What do the "establishment" candidates' voters do when it becomes clear that none of them can win?
trump and cruz

It is less than a month before the New Hampshire primary, where Cruz hopes to be able to knock Rubio out of the race:

“I don’t know where anywhere else Kasich is going to do well. I think Christie has a short half-life,” said former New Hampshire House Speaker Bill O’Brien, a Cruz co-chairman here. “Rubio, on the other hand, could stay around for a while — but I don’t think he’s going to.”

Some of Rubio’s top supporters acknowledge the Florida senator needs to win the establishment free-for-all here.

“Christie and Kasich have no national organization,” said Cliff Hurst, Rubio’s co-chairman in New Hampshire. “It’ll be Cruz and Trump if they eliminate Rubio.”

New Hampshire polling indicates that Rubio still hasn’t improved his position, and it is possible that he has already hit the ceiling of his support. Both Kasich and Cruz have caught up to him and could end up finishing ahead of him. All three are practically tied in the RCP average, but Rubio seems to have stalled while the other two continue to gain. Cruz can expect to get a boost from a strong showing in Iowa and Kasich’s entire campaign depends on doing reasonably well in New Hampshire, so they will probably be able to increase their support over the next month. Rubio’s anemic campaign organization puts him at risk of falling short of his tepid poll numbers, and that means that he could even fall behind Christie or Bush in the first primary.

A fourth-place finish would be harmful to Rubio’s campaign, but not necessarily fatal.
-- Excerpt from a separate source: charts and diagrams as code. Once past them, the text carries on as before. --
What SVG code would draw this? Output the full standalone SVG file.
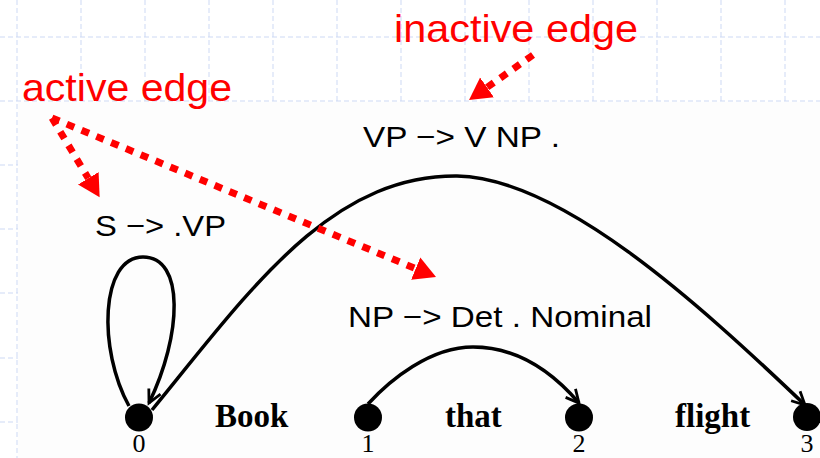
<svg xmlns="http://www.w3.org/2000/svg" width="820" height="458" viewBox="0 0 820 458">
<defs>
<style>
.grid{stroke:#cdd9f4;stroke-width:1;stroke-dasharray:5 3;fill:none}
.rule{font-family:"Liberation Sans",Arial,sans-serif;font-size:30px;fill:#000}
.note{font-family:"Liberation Sans",Arial,sans-serif;font-size:39px;fill:#ff0000}
.word{font-family:"Liberation Serif","Times New Roman",serif;font-weight:bold;font-size:33px;fill:#000}
.num{font-family:"Liberation Serif","Times New Roman",serif;font-size:26px;text-anchor:middle;fill:#000}
.edge{fill:none;stroke:#000;stroke-width:3.5}
.pointer{fill:none;stroke:#ff0000;stroke-width:7;stroke-dasharray:8 8}
.dot{fill:#000}
</style>
<marker id="open" markerUnits="userSpaceOnUse" viewBox="-16 -10 20 20" markerWidth="20" markerHeight="20" refX="0" refY="0" orient="auto">
<path d="M-13,-6.5 L0,0 L-13,6.5" fill="none" stroke="#000" stroke-width="2.8"/>
</marker>
<marker id="head" markerUnits="userSpaceOnUse" viewBox="0 -13 24 26" markerWidth="24" markerHeight="26" refX="0" refY="0" orient="auto">
<path d="M0,-12 L22,0 L0,12 Z" fill="#ff0000"/>
</marker>
</defs>
<rect width="820" height="458" fill="#ffffff"/>
<g id="grid">
<path class="grid" d="M17,0V458 M81,0V458 M145,0V458 M209,0V458 M273,0V458 M337,0V458 M401,0V458 M465,0V458 M529,0V458 M593,0V458 M657,0V458 M721,0V458 M785,0V458"/>
<path class="grid" d="M0,37H820 M0,101H820 M0,165H820 M0,229H820 M0,293H820 M0,358H820 M0,422H820"/>
</g>
<rect x="18" y="102" width="802" height="356" fill="#fdfdfd"/>
<g id="connectors">
<path class="edge" marker-end="url(#open)" d="M129,406 C98,350 100,257 143,257 C185,257 182,335 149,403"/>
<path class="edge" marker-end="url(#open)" d="M152,410 C250,290 330,175 457,176 C560,178 695,300 805,405"/>
<path class="edge" marker-end="url(#open)" d="M368,404 C390,380 430,347 473,347 C520,347 555,375 579,403"/>
</g>
<g id="rules">
<text class="rule" x="363" y="147" textLength="197" lengthAdjust="spacingAndGlyphs">VP −&gt; V NP .</text>
<text class="rule" x="95" y="236" textLength="131" lengthAdjust="spacingAndGlyphs">S −&gt; .VP</text>
<text class="rule" x="348" y="327" textLength="304" lengthAdjust="spacingAndGlyphs">NP −&gt; Det . Nominal</text>
</g>
<g id="n0"><circle class="dot" cx="139" cy="417.5" r="14"/><text class="num" x="139" y="452">0</text></g>
<g id="n1"><circle class="dot" cx="368" cy="417.5" r="14"/><text class="num" x="368" y="452">1</text></g>
<g id="n2"><circle class="dot" cx="579" cy="417.5" r="14"/><text class="num" x="579" y="452">2</text></g>
<g id="n3"><circle class="dot" cx="807" cy="417" r="14"/><text class="num" x="807" y="452">3</text></g>
<g id="words">
<text class="word" x="215" y="427">Book</text>
<text class="word" x="445" y="427">that</text>
<text class="word" x="675" y="427">flight</text>
</g>
<g id="annotations">
<text class="note" x="22" y="101" textLength="210" lengthAdjust="spacingAndGlyphs">active edge</text>
<text class="note" x="394" y="42" textLength="244" lengthAdjust="spacingAndGlyphs">inactive edge</text>
<path class="pointer" marker-end="url(#head)" d="M52,118 L88.3,178.3"/>
<path class="pointer" marker-end="url(#head)" d="M52,118 L415.7,268.6"/>
<path class="pointer" marker-end="url(#head)" d="M533,55 L487,87.4"/>
</g>
</svg>
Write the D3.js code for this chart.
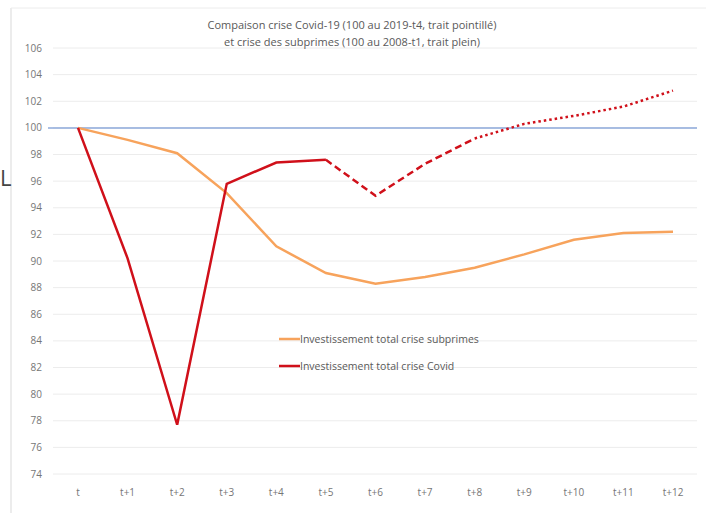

Obviously, finishing in fifth or worse would be calamitous, and it would probably lead to another underwhelming result in South Carolina, where some polls show that Bush has already caught up to Rubio. By the end of February, we might very well be looking at what would effectively be a two-man race for the Republican nomination with a few hangers-on that can’t win anywhere. The interesting question at that point would be: which of the two do the “establishment” candidates’ voters support when it becomes clear that none of their candidates can win?